Borrowings under the $50,000 revolving loan and $25,000 Capex Facility can be in the form of one, two, three, or six month London Interbank Offered Rate (“LIBOR”) loans. Additionally, US dollar borrowings on the revolving loan can be in the form of Base Rate loans (Base Rate borrowings are based on the greater of the administrative agent’s Prime rates, an adjusted Federal Funds rates or an adjusted LIBOR rate). LIBOR loans bear interest at the applicable LIBOR rate plus an applicable margin (varying from 1.50% to 3.00%). Base Rate loans bear interest at the defined Base rate plus an applicable margin (varying from 0.50% to 2.00%). All borrowing and repayments under the credit facility have been in the form of one month loans and are reported on a net basis in our Condensed Consolidated Statements of Cash Flows.
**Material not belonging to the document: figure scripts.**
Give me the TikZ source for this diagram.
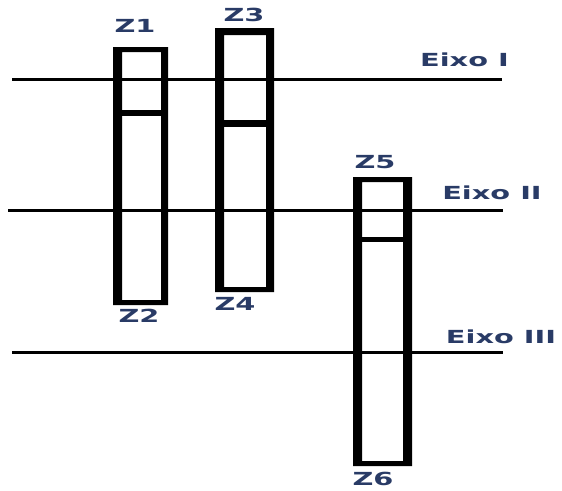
\documentclass[tikz,border=0pt]{standalone}
\usepackage{fontspec}
\setmainfont{DejaVu Sans}
\definecolor{labelblue}{rgb}{0.16,0.23,0.40}
\begin{document}
\begin{tikzpicture}[x=1pt,y=-1pt,
  axisline/.style={line width=3pt},
  frame/.style={fill=black,even odd rule},
  lbl/.style={text=labelblue,font=\bfseries\fontsize{18}{18}\selectfont,
    inner sep=0pt,xscale=1.6}]
\useasboundingbox (0,0) rectangle (562,490);

% horizontal axes
\draw[axisline] (12,79) -- (502,79);
\draw[axisline] (8,210) -- (503,210);
\draw[axisline] (12,352) -- (503,352);

% column Z1-Z2
\fill[frame] (113,47) rectangle (168,305) (122,52) rectangle (161,300);
\fill (122,110) rectangle (161,116);
% column Z3-Z4
\fill[frame] (215,28) rectangle (274,292) (224,35) rectangle (266,287);
\fill (224,120) rectangle (266,127);
% column Z5-Z6
\fill[frame] (353,177) rectangle (412,466) (362,182) rectangle (403,461);
\fill (362,237) rectangle (403,242);

% labels
\node[lbl] (z1) at (135,26) {Z1};
\node[lbl] (z2) at (139,316) {Z2};
\node[lbl] (z3) at (244,14.5) {Z3};
\node[lbl] (z4) at (235,304) {Z4};
\node[lbl] (z5) at (375,162) {Z5};
\node[lbl] (z6) at (373,479) {Z6};
\node[lbl] (e1) at (464.5,59.5) {Eixo I};
\node[lbl] (e2) at (492,193) {Eixo II};
\node[lbl] (e3) at (501,336.5) {Eixo III};
\end{tikzpicture}
\end{document}
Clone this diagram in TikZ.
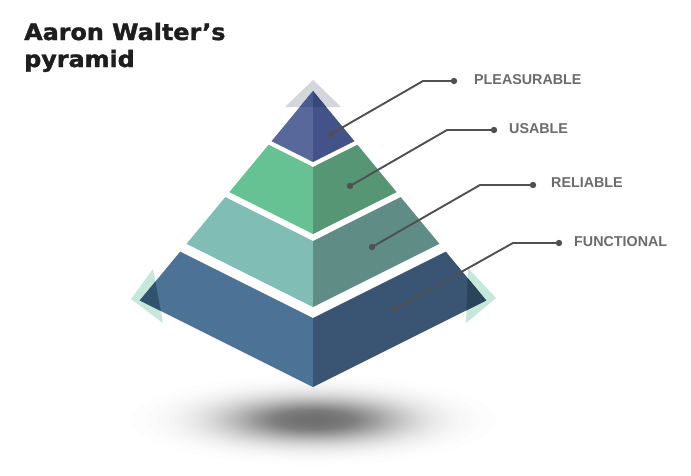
\documentclass[tikz,border=0pt]{standalone}
\usepackage{fontspec}
\setmainfont{Liberation Sans}
\newfontfamily\titlefont{DejaVu Sans}[BoldFeatures={FakeBold=1.6}]

% face colours, light (left) and shaded (right) side of each tier
\definecolor{topL}{HTML}{58689B}
\definecolor{topR}{HTML}{435389}
\definecolor{topLdk}{HTML}{4A5A8C}
\definecolor{topRdk}{HTML}{38477A}
\definecolor{useL}{HTML}{66C292}
\definecolor{useR}{HTML}{569674}
\definecolor{relL}{HTML}{80BDB5}
\definecolor{relR}{HTML}{5F8D86}
\definecolor{funL}{HTML}{4C7296}
\definecolor{funR}{HTML}{3A5573}
\definecolor{funLdk}{HTML}{31536D}
\definecolor{funRdk}{HTML}{2B4459}
\definecolor{ghost}{HTML}{D3D6DA}
\definecolor{mint}{HTML}{C5E8DA}
\definecolor{leader}{HTML}{505050}
\definecolor{labeltext}{HTML}{6B6B6B}
\definecolor{titleink}{HTML}{1E1E1E}

\begin{document}
\begin{tikzpicture}[x=1pt,y=-1pt,
  leaderline/.style={draw=leader,line width=1.9pt},
  leaderdot/.style={fill=leader},
  tierlabel/.style={anchor=west,inner sep=0pt,text=labeltext,
    font=\bfseries\fontsize{14.3}{16}\selectfont},
  titletext/.style={anchor=base west,inner sep=0pt,text=titleink,
    font=\titlefont\bfseries\fontsize{22.5}{26}\selectfont}]
\useasboundingbox (0,0) rectangle (691,475);
\fill[white] (0,0) rectangle (691,475);

% soft floor shadow: many faint stacked ellipses with a bell-shaped falloff
\foreach \k in {1,...,79}{
  \pgfmathsetmacro{\f}{sqrt(ln(80/\k)/ln(80))}
  \fill[black,opacity=0.0072] (314,420) ellipse[x radius={182pt*\f}, y radius={45pt*\f}];
}

% backdrop triangles
\fill[ghost] (313,80) -- (285,107) -- (341,107) -- cycle;
\fill[mint] (153,269) -- (131,299) -- (163,323) -- cycle;
\fill[mint] (468,268) -- (496,298) -- (466,323) -- cycle;

% top tier
\fill[topL] (313,91) -- (271.5,141.2) -- (313,162) -- cycle;
\fill[topR] (313,91) -- (313,162) -- (354.5,141.2) -- cycle;
\begin{scope}
  \clip (313,91) -- (271.5,141.2) -- (313,162) -- cycle;
  \fill[topLdk] (313,80) -- (285,107) -- (341,107) -- cycle;
\end{scope}
\begin{scope}
  \clip (313,91) -- (313,162) -- (354.5,141.2) -- cycle;
  \fill[topRdk] (313,80) -- (285,107) -- (341,107) -- cycle;
\end{scope}

% second tier
\fill[useL] (268.6,144.7) -- (229.4,192.1) -- (313,234) -- (313,167) -- cycle;
\fill[useR] (313,167) -- (313,234) -- (396.6,192.1) -- (357.4,144.7) -- cycle;

% third tier
\fill[relL] (225.3,197.1) -- (186.6,243.8) -- (313,307) -- (313,241) -- cycle;
\fill[relR] (313,241) -- (313,307) -- (439.4,243.8) -- (400.7,197.1) -- cycle;

% base tier
\fill[funL] (180.2,251.6) -- (139.8,300.4) -- (313,387) -- (313,318) -- cycle;
\fill[funR] (313,318) -- (313,387) -- (486.2,300.4) -- (445.8,251.6) -- cycle;
\begin{scope}
  \clip (180.2,251.6) -- (139.8,300.4) -- (313,387) -- (313,318) -- cycle;
  \fill[funLdk] (153,269) -- (131,299) -- (163,323) -- cycle;
\end{scope}
\begin{scope}
  \clip (313,318) -- (313,387) -- (486.2,300.4) -- (445.8,251.6) -- cycle;
  \fill[funRdk] (468,268) -- (496,298) -- (466,323) -- cycle;
\end{scope}

% leader anchors
\coordinate (p1) at (331,134);  \coordinate (e1) at (423,81);  \coordinate (d1) at (454,81);
\coordinate (p2) at (350,186);  \coordinate (e2) at (447,130); \coordinate (d2) at (494,130);
\coordinate (p3) at (372,247);  \coordinate (e3) at (480,185); \coordinate (d3) at (533,185);
\coordinate (p4) at (395,309);  \coordinate (e4) at (513,243); \coordinate (d4) at (559,243);

\draw[leaderline] (p1) -- (e1) -- (d1);
\draw[leaderline] (p2) -- (e2) -- (d2);
\draw[leaderline] (p3) -- (e3) -- (d3);
\draw[leaderline] (p4) -- (e4) -- (d4);
\foreach \c in {p1,d1,p2,d2,p3,d3,p4,d4}{
  \fill[leaderdot] (\c) circle[radius=3.2pt];
}

% tier names
\node[tierlabel] (pleasurable) at (474,80) {PLEASURABLE};
\node[tierlabel] (usable) at (509,129) {USABLE};
\node[tierlabel] (reliable) at (551,183) {RELIABLE};
\node[tierlabel] (functional) at (574,242) {FUNCTIONAL};

% heading
\node[titletext] (title1) at (24,40) {\scalebox{1.06}[1]{Aaron Walter’s}};
\node[titletext] (title2) at (24,67) {\scalebox{1.06}[1]{pyramid}};
\end{tikzpicture}
\end{document}
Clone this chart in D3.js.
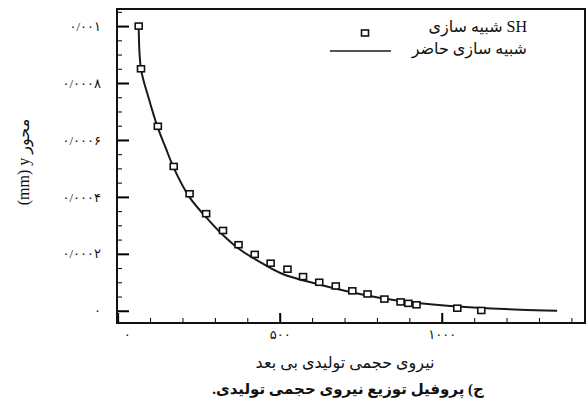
<!DOCTYPE html>
<html>
<head>
<meta charset="utf-8">
<script src="https://cdn.jsdelivr.net/npm/d3@7"></script>
<style>
  body { margin: 0; background: #fff; }
  svg { display: block; }
  text { font-family: "Liberation Serif", "DejaVu Sans", serif; fill: #111; }
</style>
</head>
<body>
<section></section>
<script>
// SH simulation points (square markers)
const shX = [65, 72, 124, 173, 222, 273, 325, 373, 423, 472, 524, 572, 622, 673, 724, 771, 823, 873, 897, 922, 1048, 1122];
const shY = [0.001, 0.00085, 0.000648, 0.000507, 0.000411, 0.000341, 0.000282, 0.000232, 0.000198, 0.000167,
             0.000146, 0.00012, 0.0001, 0.000087, 0.00007, 0.000059, 0.000041, 0.000031, 0.000026, 0.000021,
             0.000009, 0.000001];

// present simulation (solid curve)
const curveX = [65, 72, 95, 123, 148, 173, 221, 274, 324, 374, 423, 509, 615, 718, 820, 925, 1026, 1128, 1242, 1356];
const curveY = [0.001004, 0.00085, 0.00075, 0.000646, 0.000573, 0.000502, 0.0004, 0.000327, 0.000267, 0.000218,
                0.000182, 0.000129, 0.0000943, 0.0000662, 0.0000433, 0.0000275, 0.0000169, 0.0000099, 0.0000035, 0];

// ticks
const xTickValues = [0, 500, 1000];
const xTickLabels = ["۰", "۵۰۰", "۱۰۰۰"];
const xMinorTicks = [100, 200, 300, 400, 600, 700, 800, 900, 1100, 1200, 1300, 1400];
const yTickValues = [0, 0.0002, 0.0004, 0.0006, 0.0008, 0.001];
const yTickLabels = ["۰", "۰/۰۰۰۲", "۰/۰۰۰۴", "۰/۰۰۰۶", "۰/۰۰۰۸", "۰/۰۰۱"];
const yMinorTicks = [0.00005, 0.0001, 0.00015, 0.00025, 0.0003, 0.00035, 0.00045, 0.0005, 0.00055,
                     0.00065, 0.0007, 0.00075, 0.00085, 0.0009, 0.00095, 0.00105];

const legendLabels = ["شبیه سازی SH", "شبیه سازی حاضر"];
const xTitle = "نیروی حجمی تولیدی بی بعد";
const yTitle = "(mm) y محور";
const caption = "ج) پروفیل توزیع نیروی حجمی تولیدی.";

const width = 587;
const height = 407;
const marginTop = 9;
const marginRight = 2;
const marginBottom = 84;
const marginLeft = 117;

const x = d3.scaleLinear()
    .domain([-2, 1442])
    .range([marginLeft, width - marginRight]);

const y = d3.scaleLinear()
    .domain([-0.000043, 0.00106])
    .range([height - marginBottom, marginTop]);

const svg = d3.select("section")
    .append("svg")
    .attr("width", width)
    .attr("height", height)
    .attr("viewBox", [0, 0, width, height]);

svg.append("rect")
    .attr("width", width)
    .attr("height", height)
    .attr("fill", "#fff");

// minor ticks
svg.append("g")
    .attr("transform", `translate(0,${height - marginBottom})`)
    .call(d3.axisBottom(x).tickValues(xMinorTicks).tickFormat("").tickSizeInner(-5).tickSizeOuter(0))
    .call(g => g.select(".domain").remove());

svg.append("g")
    .attr("transform", `translate(${marginLeft},0)`)
    .call(d3.axisLeft(y).tickValues(yMinorTicks).tickFormat("").tickSizeInner(-5).tickSizeOuter(0))
    .call(g => g.select(".domain").remove());

// major ticks + labels
svg.append("g")
    .attr("transform", `translate(0,${height - marginBottom})`)
    .call(d3.axisBottom(x)
        .tickValues(xTickValues)
        .tickFormat((d, i) => xTickLabels[i])
        .tickSizeInner(-10)
        .tickSizeOuter(0)
        .tickPadding(7))
    .call(g => g.select(".domain").remove())
    .call(g => g.selectAll("line").attr("stroke-width", 2))
    .call(g => g.selectAll("text").attr("font-size", 13).attr("fill", "#111"))
    .call(g => g.selectAll(".tick").filter(d => d === 0).select("text").attr("dx", 9));

svg.append("g")
    .attr("transform", `translate(${marginLeft},0)`)
    .call(d3.axisLeft(y)
        .tickValues(yTickValues)
        .tickFormat((d, i) => yTickLabels[i])
        .tickSizeInner(-12)
        .tickSizeOuter(0)
        .tickPadding(16))
    .call(g => g.select(".domain").remove())
    .call(g => g.selectAll("line").attr("stroke-width", 2))
    .call(g => g.selectAll("text").attr("font-size", 13).attr("fill", "#111"));

// frame
svg.append("rect")
    .attr("x", marginLeft)
    .attr("y", marginTop)
    .attr("width", width - marginRight - marginLeft)
    .attr("height", height - marginBottom - marginTop)
    .attr("fill", "none")
    .attr("stroke", "#111")
    .attr("stroke-width", 2);

// curve
const curve = curveX.map((d, i) => [d, curveY[i]]);
svg.append("path")
    .datum(curve)
    .attr("fill", "none")
    .attr("stroke", "#1a1a1a")
    .attr("stroke-width", 2)
    .attr("d", d3.line()
        .x(d => x(d[0]))
        .y(d => y(d[1]))
        .curve(d3.curveCatmullRom.alpha(0.5)));

// square markers
const points = shX.map((d, i) => [d, shY[i]]);
svg.append("g")
    .attr("fill", "#fff")
    .attr("stroke", "#111")
    .attr("stroke-width", 1.6)
    .selectAll("rect")
    .data(points)
    .join("rect")
    .attr("x", d => x(d[0]) - 3.5)
    .attr("y", d => y(d[1]) - 3)
    .attr("width", 7)
    .attr("height", 6);

// legend
const legend = svg.append("g");
legend.append("rect")
    .attr("x", 361.5).attr("y", 30)
    .attr("width", 7).attr("height", 6)
    .attr("fill", "#fff").attr("stroke", "#111").attr("stroke-width", 1.6);
legend.append("line")
    .attr("x1", 330).attr("x2", 391)
    .attr("y1", 51).attr("y2", 51)
    .attr("stroke", "#1a1a1a").attr("stroke-width", 1.6);
legend.selectAll("text")
    .data(legendLabels)
    .join("text")
    .attr("x", 527)
    .attr("y", (d, i) => 32 + i * 22)
    .attr("text-anchor", "end")
    .attr("font-size", 16)
    .text(d => d);

// axis titles
svg.append("text")
    .attr("x", 345)
    .attr("y", 368)
    .attr("text-anchor", "middle")
    .attr("font-size", 16)
    .text(xTitle);

svg.append("text")
    .attr("transform", "translate(29,162) rotate(-90)")
    .attr("text-anchor", "middle")
    .attr("font-size", 16)
    .text(yTitle);

svg.append("text")
    .attr("x", 348)
    .attr("y", 394)
    .attr("text-anchor", "middle")
    .attr("direction", "rtl")
    .attr("font-size", 15)
    .attr("font-weight", "bold")
    .text(caption);
</script>
</body>
</html>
Borrowings under the $20,000 alternate currency sublimit can be in euros, Canadian dollars, pounds sterling, and in any other currency acceptable to the administrative agent. Alternative currency borrowings denominated in euros, pounds sterling, and any other currency that is dealt with on the London Interbank Deposit Market shall be comprised of LIBOR loans and bear interest at the LIBOR rate plus an applicable margin (varying from 1.50% to 3.00%).
 
The credit facility includes various covenants and restrictions, certain of which relate to the payment of dividends or other distributions to stockholders; redemption of capital stock; incurrence of additional indebtedness; mortgaging, pledging or disposition of major assets; and maintenance of specified ratios. As of June 30, 2018, we were in compliance with all financial covenants and other provisions of our debt agreements.

We also maintain a line of credit with a German bank for certain European operations. This line of credit provides a borrowing capacity of €4,000, of which €2,724 is available as of June 30, 2018 after considering outstanding letters of credit.

Included in lines of credit are deferred debt issuance costs of $771 and $266 as of June 30, 2018 and December 31, 2017, respectively. Upon entering into the credit facility, we wrote off $159 of previously deferred debt issuance costs and incurred $729 of additional costs. Debt issuance costs of $507 were paid directly by the administrative agent and increased outstanding amounts under U.S. dollar revolving loans, and debt issuance costs of $222 have been paid by the Company. Deferred debt issuance costs are being amortized over the remaining term of the credit facility which expires on March 8, 2023.

As of December 31, 2017, we had a $35,000 credit facility that allowed for revolving loans of $30,000 in U.S. dollars and $5,000 in alternative currencies as well as a $25,000 accordion feature to increase the commitments in any of the loan classes subject to approval by applicable lenders.